Glastonbury 2014 has opened its doors to 200,000 festivalgoers, who are descending on Worthy Farm, Somerset, ahead of a mixed few days of weather.
Dolly Parton, Metallica and Arcade Fire are among those performing, with rain set to create mud baths that have become synonymous with the 44-year-old festival.
The festival made its debut a day after Jimi Hendrix died in 1970, and cost just £1 to enter – with attendees even getting free milk.
The good news for 2014, is that forecasts do not show any sign of a repeat of 2005 – when flash floods and torrential downpour left some of the site submerged in water.
The Met Office has confirmed that the opening day should be relatively pleasant – ideal camping conditions, as the ground will be moderately soft.

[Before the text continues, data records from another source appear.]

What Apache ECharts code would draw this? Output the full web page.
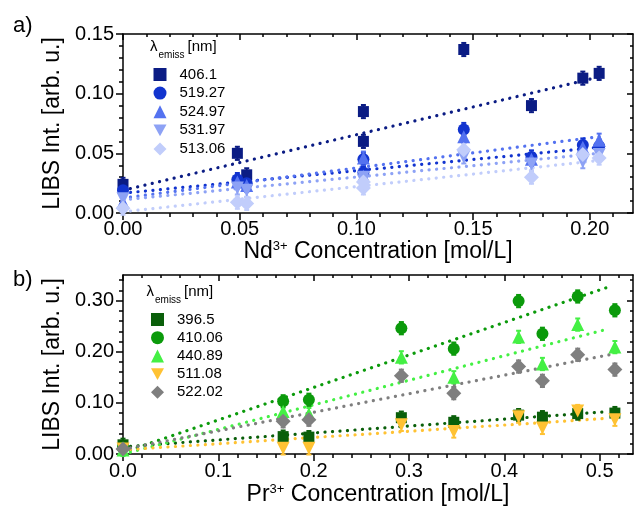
<!DOCTYPE html>
<html><head><meta charset="utf-8">
<script src="https://cdn.jsdelivr.net/npm/echarts@6/dist/echarts.min.js"></script>
<style>html,body{margin:0;padding:0;background:#fff}#c{width:634px;height:508px}</style>
</head><body><div id="c"></div>
<script>
// ---------- Panel a) Nd3+ ----------
const concA = [0, 0.049, 0.053, 0.103, 0.103, 0.146, 0.175, 0.197, 0.204];
const namesA = ['406.1', '519.27', '524.97', '531.97', '513.06'];
const val406 = [0.024, 0.050, 0.032, 0.085, 0.060, 0.137, 0.090, 0.113, 0.117];
const val519 = [0.019, 0.028, 0.025, 0.045, 0.034, 0.070, 0.047, 0.057, 0.056];
const val524 = [0.009, 0.026, 0.023, 0.046, 0.031, 0.064, 0.045, 0.055, 0.061];
const val531 = [0.012, 0.021, 0.019, 0.030, 0.027, 0.047, 0.041, 0.043, 0.049];
const val513 = [0.004, 0.009, 0.008, 0.021, 0.026, 0.053, 0.030, 0.049, 0.046];
const fitXA = [0, 0.204];
const fitStartA = [0.019, 0.0166, 0.0125, 0.011, 0.001];
const fitEndA = [0.114, 0.055, 0.064, 0.050, 0.044];
const errA = 0.0055;
const xTicksA = [0, 0.05, 0.10, 0.15, 0.20];
const yTicksA = [0, 0.05, 0.10, 0.15];

// ---------- Panel b) Pr3+ ----------
const concB = [0, 0.168, 0.195, 0.292, 0.347, 0.415, 0.440, 0.477, 0.516];
const namesB = ['396.5', '410.06', '440.89', '511.08', '522.02'];
const val396 = [0.018, 0.034, 0.033, 0.071, 0.062, 0.076, 0.072, 0.079, 0.080];
const val410 = [0.012, 0.103, 0.106, 0.246, 0.206, 0.299, 0.235, 0.308, 0.281];
const val440 = [0.008, 0.083, 0.078, 0.189, 0.150, 0.229, 0.176, 0.253, 0.209];
const val511 = [0.010, 0.011, 0.011, 0.057, 0.044, 0.073, 0.051, 0.084, 0.067];
const val522 = [0.010, 0.064, 0.067, 0.153, 0.119, 0.171, 0.143, 0.194, 0.165];
const fitXB = [0, 0.51];
const fitStartB = [0.014, 0.003, 0.0, 0.008, 0.009];
const fitEndB = [0.083, 0.327, 0.245, 0.070, 0.194];
const errB = 0.012;
const xTicksB = [0, 0.1, 0.2, 0.3, 0.4, 0.5];
const yTicksB = [0, 0.10, 0.20, 0.30];

// ---------- styling ----------
const FONT = "'Liberation Sans', Arial, sans-serif";
const colorsA = ['#0b1c84', '#1234cf', '#5472f0', '#8da2f5', '#c1cdfb'];
const colorsB = ['#0a5f0a', '#0b9a0b', '#44f044', '#ffc233', '#7f7f7f'];
const DOWN = 'path://M0,0L10,0L5,9Z';
const symbols = ['rect', 'circle', 'triangle', DOWN, 'diamond'];
const sizes = [11, 12, 13, 13, 15];

function steps(step, maxV) {
  const out = [];
  for (let i = 0; i * step <= maxV + 1e-9; i++) out.push(Math.round(i * step * 1e6) / 1e6);
  return out;
}
const LS = {color: '#000', width: 1.5};

function makeAxes(dim, grid, min, max, majors, minors, fmt, margin, name, nameGap, nameRich) {
  const base = {gridIndex: grid, type: 'value', min: min, max: max, splitLine: {show: false}};
  const p1 = dim === 'x' ? 'bottom' : 'left';
  const p2 = dim === 'x' ? 'top' : 'right';
  return [
    Object.assign({}, base, {
      position: p1,
      axisLine: {show: true, onZero: false, lineStyle: LS},
      axisTick: {show: true, inside: false, length: 7, lineStyle: LS, customValues: majors},
      axisLabel: {show: true, customValues: majors, formatter: fmt, margin: margin,
                  fontSize: 20, color: '#000', fontFamily: FONT},
      name: name, nameLocation: 'middle', nameGap: nameGap,
      nameTextStyle: {fontSize: 23, color: '#000', fontFamily: FONT, rich: nameRich}
    }),
    Object.assign({}, base, {
      position: p1,
      axisLine: {show: false, onZero: false},
      axisTick: {show: true, inside: false, length: 4, lineStyle: LS, customValues: minors},
      axisLabel: {show: false}
    }),
    Object.assign({}, base, {
      position: p2,
      axisLine: {show: true, onZero: false, lineStyle: LS},
      axisTick: {show: true, inside: true, length: 6, lineStyle: LS, customValues: majors},
      axisLabel: {show: false}
    }),
    Object.assign({}, base, {
      position: p2,
      axisLine: {show: false, onZero: false},
      axisTick: {show: true, inside: true, length: 3, lineStyle: LS, customValues: minors},
      axisLabel: {show: false}
    })
  ];
}

const supRich = {
  n: {fontSize: 23, lineHeight: 26, verticalAlign: 'top', fontFamily: FONT, color: '#000'},
  s: {fontSize: 13, lineHeight: 13, verticalAlign: 'top', fontFamily: FONT, color: '#000'}
};
const yRich = {n: {fontSize: 23, fontFamily: FONT, color: '#000'}};

const f2 = v => v.toFixed(2);
const f1 = v => v.toFixed(1);

const xAxes = [].concat(
  makeAxes('x', 0, 0, 0.2185, xTicksA, steps(0.01, 0.215), f2, 6,
           '{n|Nd}{s|3+}{n| Concentration [mol/L]}', 25, supRich),
  makeAxes('x', 1, 0, 0.535, xTicksB, steps(0.02, 0.53), f1, 7,
           '{n|Pr}{s|3+}{n| Concentration [mol/L]}', 29, supRich)
);
const yAxes = [].concat(
  makeAxes('y', 0, 0, 0.15, yTicksA, steps(0.01, 0.15), f2, 9, 'LIBS Int. [arb. u.]', 52, yRich),
  makeAxes('y', 1, 0, 0.35, yTicksB, steps(0.02, 0.35), f2, 9, 'LIBS Int. [arb. u.]', 52, yRich)
);

function errRender(color) {
  return function (params, api) {
    const x = api.value(0), y = api.value(1), e = api.value(2);
    const lo = api.coord([x, y - e]), hi = api.coord([x, y + e]);
    const st = {stroke: color, lineWidth: 2};
    return {type: 'group', children: [
      {type: 'line', shape: {x1: lo[0], y1: lo[1], x2: hi[0], y2: hi[1]}, style: st},
      {type: 'line', shape: {x1: lo[0] - 2.5, y1: lo[1], x2: lo[0] + 2.5, y2: lo[1]}, style: st},
      {type: 'line', shape: {x1: hi[0] - 2.5, y1: hi[1], x2: hi[0] + 2.5, y2: hi[1]}, style: st}
    ]};
  };
}

const series = [];
function addPanel(axisIdx, conc, names, vals, colors, fitX, fitS, fitE, err) {
  names.forEach((nm, i) => {
    series.push({
      type: 'line', xAxisIndex: axisIdx, yAxisIndex: axisIdx, silent: true,
      data: [[fitX[0], fitS[i]], [fitX[1], fitE[i]]], showSymbol: false, symbol: 'none',
      lineStyle: {color: colors[i], width: 3.2, type: [0.1, 7.4], cap: 'round'}, z: 1
    });
  });
  names.forEach((nm, i) => {
    series.push({
      type: 'custom', xAxisIndex: axisIdx, yAxisIndex: axisIdx, silent: true,
      data: conc.map((c, j) => [c, vals[i][j], err]),
      encode: {x: 0, y: 1}, renderItem: errRender(colors[i]), z: 2
    });
  });
  names.forEach((nm, i) => {
    series.push({
      name: nm, type: 'scatter', xAxisIndex: axisIdx, yAxisIndex: axisIdx,
      data: conc.map((c, j) => [c, vals[i][j]]),
      symbol: symbols[i], symbolSize: sizes[i],
      itemStyle: {color: colors[i], opacity: 1}, z: 3
    });
  });
}
addPanel(0, concA, namesA, [val406, val519, val524, val531, val513], colorsA, fitXA, fitStartA, fitEndA, errA);
addPanel(4, concB, namesB, [val396, val410, val440, val511, val522], colorsB, fitXB, fitStartB, fitEndB, errB);

const legendBase = {
  orient: 'vertical', itemWidth: 13, itemHeight: 13, selectedMode: false,
  textStyle: {fontSize: 15, color: '#000', fontFamily: FONT, padding: [0, 0, 0, 8]}
};

function header(x, y) {
  return {
    type: 'text', x: x, y: y, silent: true,
    style: {
      text: '{l|λ}{s|emiss}{u|[nm]}', verticalAlign: 'top', fill: '#000',
      rich: {
        l: {fontSize: 15, lineHeight: 16, verticalAlign: 'top', fontFamily: FONT, fill: '#000'},
        s: {fontSize: 10, lineHeight: 10, verticalAlign: 'top', padding: [11, 0, 0, 1], fontFamily: FONT, fill: '#000'},
        u: {fontSize: 15, lineHeight: 16, verticalAlign: 'top', padding: [0, 0, 0, 3], fontFamily: FONT, fill: '#000'}
      }
    }
  };
}

const chart = echarts.init(document.getElementById('c'), null, {renderer: 'canvas'});
chart.setOption({
  animation: false,
  backgroundColor: '#fff',
  grid: [
    {left: 123, top: 34, width: 510, height: 179, containLabel: false, outerBoundsMode: 'none'},
    {left: 123, top: 275, width: 510, height: 179, containLabel: false, outerBoundsMode: 'none'}
  ],
  xAxis: xAxes,
  yAxis: yAxes,
  legend: [
    Object.assign({}, legendBase, {data: namesA, left: 148.5, top: 62, itemGap: 3.6}),
    Object.assign({}, legendBase, {data: namesB, left: 146, top: 307, itemGap: 3.2})
  ],
  graphic: [
    {type: 'text', x: 13, y: 26, silent: true,
     style: {text: 'a)', fontSize: 22, fontFamily: FONT, fill: '#000', verticalAlign: 'middle'}},
    {type: 'text', x: 13, y: 280, silent: true,
     style: {text: 'b)', fontSize: 22, fontFamily: FONT, fill: '#000', verticalAlign: 'middle'}},
    header(150, 39.5),
    header(146.5, 284)
  ],
  series: series
});
</script></body></html>
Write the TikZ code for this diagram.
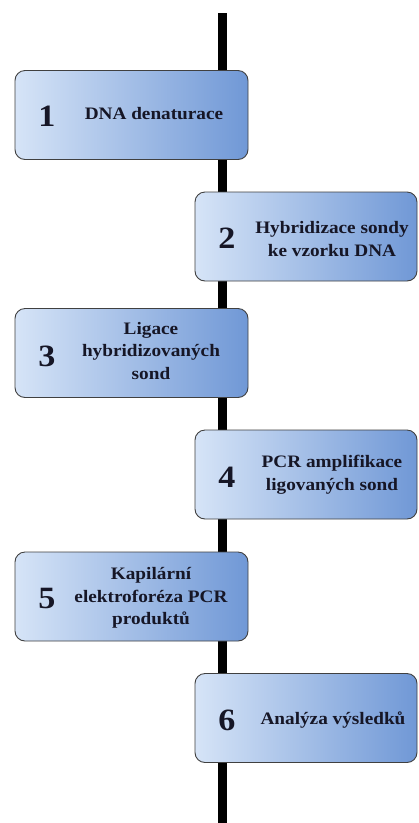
\documentclass[tikz,border=0pt]{standalone}
\usepackage{fontspec}
\setmainfont{Liberation Serif}[FakeStretch=1.1]
\begin{document}
\begin{tikzpicture}[x=1pt,y=-1pt,
  spine/.style={line width=9pt, black},
  stepbox/.style={draw=black!75, line width=0.9pt, rounded corners=10pt,
    left color=boxlight, right color=boxdark, inner sep=0pt,
    minimum height=89pt},
  leftbox/.style={stepbox, minimum width=233pt},
  rightbox/.style={stepbox, minimum width=222pt},
  num/.style={font=\fontsize{31}{31}\selectfont\bfseries, text=textdark},
  lbl/.style={font=\fontsize{17.5}{22.5}\selectfont\bfseries, text=textdark, align=center}
]
\definecolor{boxlight}{RGB}{214,228,247}
\definecolor{boxdark}{RGB}{112,152,214}
\definecolor{textdark}{RGB}{22,22,38}
\useasboundingbox (0,0) rectangle (419,823);
\fill[white] (0,0) rectangle (419,823);

% timeline spine
\coordinate (top) at (222,13);
\coordinate (bot) at (222,823);
\draw[spine] (top) -- (bot);

% step boxes
\node[leftbox]  (b1) at (131.5,115) {};
\node[rightbox] (b2) at (306,236.5) {};
\node[leftbox]  (b3) at (131.5,353) {};
\node[rightbox] (b4) at (306,474.5) {};
\node[leftbox]  (b5) at (131.5,596.5) {};
\node[rightbox] (b6) at (306,718) {};

% numbers
\node[num] (n1) at (47,116) {1};
\node[num] (n2) at (227,238) {2};
\node[num] (n3) at (47,356) {3};
\node[num] (n4) at (227,477) {4};
\node[num] (n5) at (47,598) {5};
\node[num] (n6) at (227,720) {6};

% labels
\node[lbl] (t1) at (154,114) {DNA denaturace};
\node[lbl] (t2) at (332,239) {Hybridizace sondy\\ke vzorku DNA};
\node[lbl] (t3) at (151,351) {Ligace\\hybridizovaných\\sond};
\node[lbl] (t4) at (332,475) {PCR amplifikace\\ligovaných sond};
\node[lbl] (t5) at (151,598) {Kapilární\\elektroforéza PCR\\produktů};
\node[lbl] (t6) at (333,720) {Analýza výsledků};
\end{tikzpicture}
\end{document}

Friday is expected to be the worst day, with persistent rain and a maximum temperature of 18C until the late evening. This is a theme that should continue throughout the weekend, with temperatures expected to fall even further.
Only eight Glastonbury festivals in total have been rain-free, the hottest ever recorded being in 1984. 2010 also left some festivalgoers with severe heatstroke and heat exhaustion.
The festival’s organisers recently unveiled plans to encourage the public to use reusable bottles instead of disposable ones, to reduce the amount of rubbish left after the event.